Acceleration is appreciably rapid. 0-60 mph takes 5.0 seconds for the X5 xDrive 40i, and drops to 4.5 seconds for the xDrive 50i. In the X7, that same sprint takes 5.7 seconds for the I-6 model, and 4.7 seconds for the regular V-8.
Handling is equally impressive for these tall, heavy SUVs. The X5 xDrive 40i lapped our figure-eight course in 25.8 seconds at 0.71 g, while the xDrive 50i version did it in the same time but at 0.75g. The I-6 X7 completed the course in 27.6 seconds at 0.66 g, just a bit behind its V-8 counterpart which did it in 27.0 seconds at 0.69 g.
Coming to a stop, the heavier X7 needs a few more feet than the X5. From 60-0 mph, both variants of the X5 stopped in 119 feet. Meanwhile, the X7 xDrive 40i stopped in 140 feet while the X7 xDrive 50i took 136 feet.
If these figures simply aren’t good enough, the BMW X5M Competition and rumored Alpina-tuned version of the X7 will sharpen performance in all measures.
The least expensive BMW X5 is the rear-wheel drive sDrive 40i model, which starts at $59,895. Adding all-wheel drive for the X5 xDrive 40i brings price to $62,195. The X5 xDrive 50i runs $77,154, while the X5 M50i commands $83,145.
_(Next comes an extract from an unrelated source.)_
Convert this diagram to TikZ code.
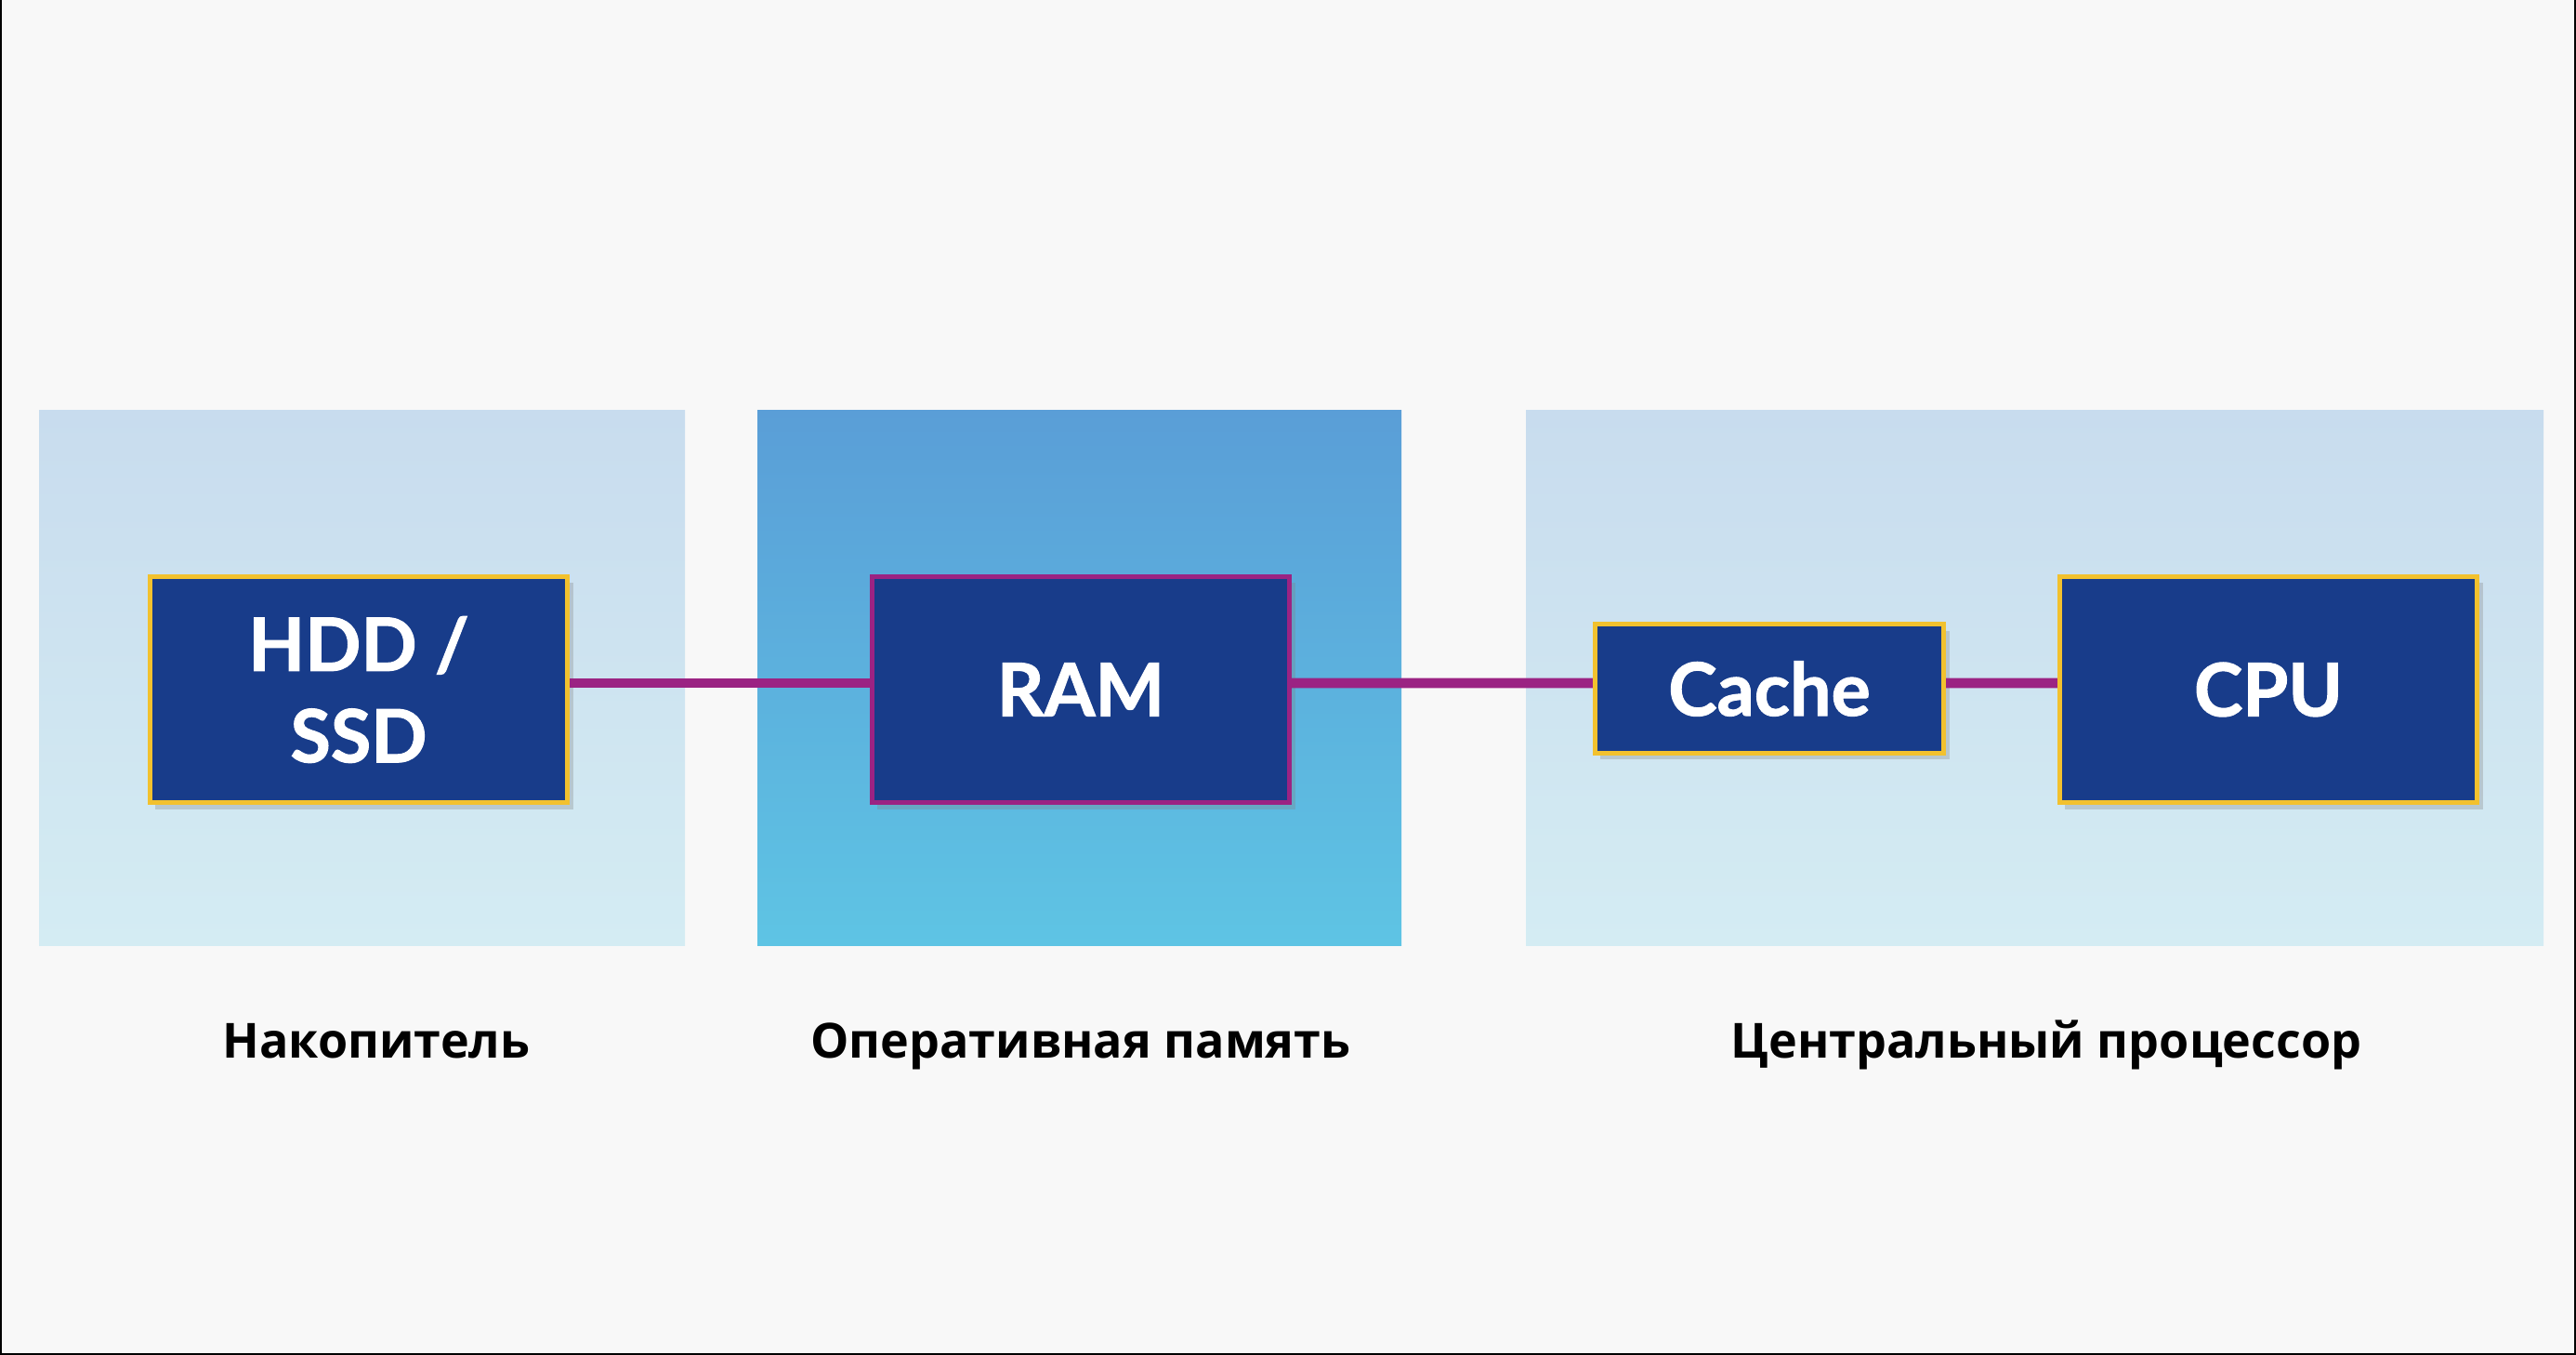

BMW X7 prices start with the xDrive 40i, which runs $74,895. Choosing V-8 power brings the X7 xDrive 50i to $93,595, with the M-tuned X7 M50i costing $100,595.
Of course, these being BMWs, there’s a plethora of extra-cost options and accessories available.
Facts and figures only tell so much about the differences between the BMW X5 and X7. Driving them reveals a distinct character for each of these luxury SUVs.
Compared to the X7, the X5 feels (perhaps unsurprisingly) smaller and more agile. While steering doesn’t have much feel, it’s sharper and more responsive, allowing it to be confidently placed through corners. A firmer suspension setup that comes with the M Sport package helps with that, at the slight expense of ride comfort. Even though the X5’s roof is lower by only a few inches, it adds to more planted, hunkered-down performance.
In contrast, the X7 feels plusher and more luxurious than the X5. Its ride is softer and responses more muted to help coddle its occupants, and also to avoid upsetting this big, heavy beast. It feels more top-heavy and prone to leaning through corners—it’s not one to be hustled around. It may be among the best seven-seat luxury SUVs to drive, but comparing the BMW X7 to the X5 quickly reveals that the smaller vehicle is the sportier one.
Still, both share traits becoming of any BMW. Impressive performance, excellent build quality, cutting-edge technology, and lavish luxury make the BMW X5 and X7 enjoyable to drive. To pick which one is right for you, simply decide how many seats you need.